>> Start
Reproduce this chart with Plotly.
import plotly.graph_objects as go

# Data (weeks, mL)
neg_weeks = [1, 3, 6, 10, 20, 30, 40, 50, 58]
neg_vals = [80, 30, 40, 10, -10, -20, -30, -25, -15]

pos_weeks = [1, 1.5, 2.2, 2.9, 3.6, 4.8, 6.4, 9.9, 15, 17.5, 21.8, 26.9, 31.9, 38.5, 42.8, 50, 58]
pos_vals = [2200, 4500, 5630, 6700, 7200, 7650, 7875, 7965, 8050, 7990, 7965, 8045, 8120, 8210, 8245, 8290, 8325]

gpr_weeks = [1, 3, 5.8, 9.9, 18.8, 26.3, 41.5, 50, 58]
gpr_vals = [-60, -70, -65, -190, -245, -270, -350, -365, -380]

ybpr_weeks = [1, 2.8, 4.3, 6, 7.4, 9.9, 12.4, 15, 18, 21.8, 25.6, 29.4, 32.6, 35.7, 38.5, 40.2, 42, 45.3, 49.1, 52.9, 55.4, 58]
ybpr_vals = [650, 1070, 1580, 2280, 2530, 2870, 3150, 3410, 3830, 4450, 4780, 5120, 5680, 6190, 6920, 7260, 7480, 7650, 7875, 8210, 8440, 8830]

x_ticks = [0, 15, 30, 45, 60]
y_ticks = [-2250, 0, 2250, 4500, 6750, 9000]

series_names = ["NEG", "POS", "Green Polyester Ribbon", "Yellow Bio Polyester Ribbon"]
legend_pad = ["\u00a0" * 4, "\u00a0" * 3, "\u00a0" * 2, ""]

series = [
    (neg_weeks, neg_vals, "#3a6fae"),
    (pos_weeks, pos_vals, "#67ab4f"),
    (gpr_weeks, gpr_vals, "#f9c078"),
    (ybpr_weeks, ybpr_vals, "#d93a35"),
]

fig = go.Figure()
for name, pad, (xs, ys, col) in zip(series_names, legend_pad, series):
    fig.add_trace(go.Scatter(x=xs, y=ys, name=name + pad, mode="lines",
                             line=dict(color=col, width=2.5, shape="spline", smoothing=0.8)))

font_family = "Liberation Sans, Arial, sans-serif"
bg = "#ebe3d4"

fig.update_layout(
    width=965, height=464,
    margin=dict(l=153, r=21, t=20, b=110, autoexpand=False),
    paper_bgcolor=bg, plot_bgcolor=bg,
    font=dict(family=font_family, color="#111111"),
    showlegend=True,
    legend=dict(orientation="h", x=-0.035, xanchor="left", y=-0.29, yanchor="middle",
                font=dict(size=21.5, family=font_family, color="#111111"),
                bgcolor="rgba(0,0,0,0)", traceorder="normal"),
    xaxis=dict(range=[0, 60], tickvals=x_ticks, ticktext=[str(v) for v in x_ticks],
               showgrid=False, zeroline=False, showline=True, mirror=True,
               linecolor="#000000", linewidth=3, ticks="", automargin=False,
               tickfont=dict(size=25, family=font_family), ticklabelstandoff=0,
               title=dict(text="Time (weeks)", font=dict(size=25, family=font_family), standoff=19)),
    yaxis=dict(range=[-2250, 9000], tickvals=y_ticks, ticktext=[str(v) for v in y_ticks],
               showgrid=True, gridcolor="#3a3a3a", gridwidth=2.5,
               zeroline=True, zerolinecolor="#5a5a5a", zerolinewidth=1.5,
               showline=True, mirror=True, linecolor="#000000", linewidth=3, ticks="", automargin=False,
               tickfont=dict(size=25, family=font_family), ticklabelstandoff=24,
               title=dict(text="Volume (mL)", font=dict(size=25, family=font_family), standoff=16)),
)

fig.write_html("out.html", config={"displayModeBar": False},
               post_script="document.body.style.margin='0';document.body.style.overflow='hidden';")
>> End
▶ **Stated goal**: Starting at the first line of the listing, retype every line up to and including the one with "8245, 8290, 8325]".

▶ **Output for this exercise**:
Reproduce this chart with Plotly.
import plotly.graph_objects as go

# Data (weeks, mL)
neg_weeks = [1, 3, 6, 10, 20, 30, 40, 50, 58]
neg_vals = [80, 30, 40, 10, -10, -20, -30, -25, -15]

pos_weeks = [1, 1.5, 2.2, 2.9, 3.6, 4.8, 6.4, 9.9, 15, 17.5, 21.8, 26.9, 31.9, 38.5, 42.8, 50, 58]
pos_vals = [2200, 4500, 5630, 6700, 7200, 7650, 7875, 7965, 8050, 7990, 7965, 8045, 8120, 8210, 8245, 8290, 8325]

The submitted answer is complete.